Slut shaming is more than a buzzword. It’s female sexuality weaponized against women. Or at least that’s what it used to be. The word “slut”, and other colorful terms that are generally used in a similar vein, is increasingly becoming a general term for any woman one may find reason to insult, regardless of her sexual history and experience, either real or imagined. The latest high profile example of this is the case of Mo’ne Davis, the first female little league pitcher to lead her team down a trail of victory, and the Bloomberg University athlete who was subsequently dismissed from his team after he infamously tweeted: Disney is making a movie about Mo’Ne Davis? WHAT A JOKE. That slut got rocked by Nevada. Two things happened after this story broke. Davis gained positive publicity for writing an email to the Pennsylvania school requesting they take the student athlete back onto the team, and the now former student athlete apologized profusely. The level of attention attached to this particular case meant swift action, and a problem solved. Except that the larger problem was never examined in any impacting way.
One way to address the general attitudes that sustain this sort of slut shaming is to ask questions. Questions like why a college aged man would feel the need to call a 13-year-old girl a slut.
We live in a patriarchal society, and this societal structure affects the fundamental building blocks on which both public and private opinion stand. Slut shaming, which traditionally takes a private matter and turns it into a public spectacle, works because it has always been allowed to work. A woman or girl is called a slut, and the person hearing responds by wondering what that woman or girl has done to merit the title. There is rarely any thought behind why someone in a position to be listened to would be targeting that specific woman or a girl.

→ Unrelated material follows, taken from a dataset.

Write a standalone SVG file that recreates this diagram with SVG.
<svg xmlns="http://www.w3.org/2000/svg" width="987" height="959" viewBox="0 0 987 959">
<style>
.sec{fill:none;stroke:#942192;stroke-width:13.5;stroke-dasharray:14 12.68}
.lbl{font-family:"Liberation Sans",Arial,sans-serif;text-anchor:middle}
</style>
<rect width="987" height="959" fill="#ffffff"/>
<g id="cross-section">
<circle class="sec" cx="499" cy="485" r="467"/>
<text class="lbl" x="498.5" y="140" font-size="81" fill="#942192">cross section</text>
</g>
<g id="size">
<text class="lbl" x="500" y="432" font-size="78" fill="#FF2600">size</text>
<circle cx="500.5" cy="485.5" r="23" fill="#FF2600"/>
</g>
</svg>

So why does this slanderous level of insult and lack of disdain for it go on? Boys will be boys. It may not ever be said overtly, but sometime in the span of boys being boys, they grow up to be men with very particular ideas about women, the female body, and female sexuality. These ideals are passed along, not just from fathers to sons, but also to daughters who may one day become mothers. These ideals persist that women’s bodies are meant only for the male glaze and pleasure. A man sleeping around is satisfying himself while a woman sleeping around is satisfying men.
The 2013 Sundance Film Festival debut of Fredrick Bond’s Charlie Countryman featured violence at the level of gore which today’s desensitized viewers have grown accustomed to, its fair share of female nudity, and all sorts of scenes that could be categorized as material that could make audiences uncomfortable. However, there was one particular scene that the watchdog organization, MPAA, deemed too much for potential viewers to handle. What takes place in this scene? A woman being pleasured orally by a man. As if we’ve never seen the reverse. The film’s female lead, Evan Rachel Wood, immediately came forward via Twitter after seeing the cut version of the film saying, amongst other things, that she found it hard to believe that had the female character been raped it would have been cut.

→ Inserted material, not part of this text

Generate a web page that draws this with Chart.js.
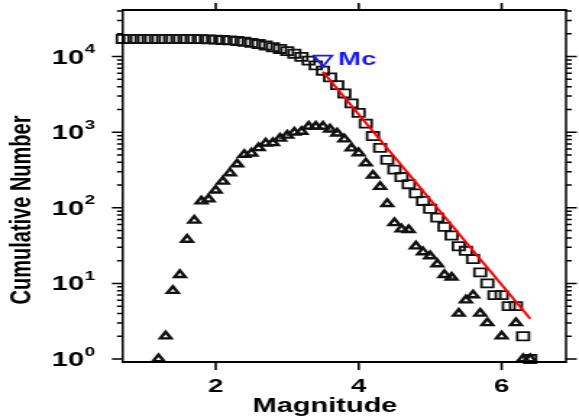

In her riveting documentary Hot Girls Wanted, which was a hit at film festivals like TriBeCa and Sundance, and is now making its way to Netflix, Rashida Jones explores the seemingly counter intuitive attitudes young girls now have about themselves and their sexuality, extending as far as sex work via the porn industry. The film is not against the industry as a whole, but does explore the current level of sexual openness that seems to meet and surpass the world’s expectations of young girls as sluts. When 1 in 10 children between the ages or 12 and 13 have made or been featured in sexually explicit videos, according to the UK based charity the NSPCC, this is needed exploration. One film, one dismissed athlete, and the unlearning of the belief that women have complete control over men’s perceptions of them are steps in the right direction, but we aren’t out of the woods just yet.
Slut shaming is bigger than name calling. The female perception of self is affected just as much as politics and art forms such as film. My own slut shaming experience happened prior to entering high school, I told the parent under whose care I was with and they responded by asking what I’d done to make the person say what they did; the fault could have only been mine. These attitudes filter into more areas of life than our general attitudes about sex. From the abortion conversation, to the way rape cases are so horrendously handled in the United States and abroad, what women have to say about what should and shouldn’t happen with their bodies tends to mean very little. It is hard not to find a story of rape being covered up at some university or another in today’s climate, almost as hard as it is to read or watch the news and not come across a story about some police officer killing an unarmed black person in America. Remember the story of the driving instructor who got away with raping a student on the grounds that she’d dressed too provocatively, in tight jeans? This happened in Italy in 1992.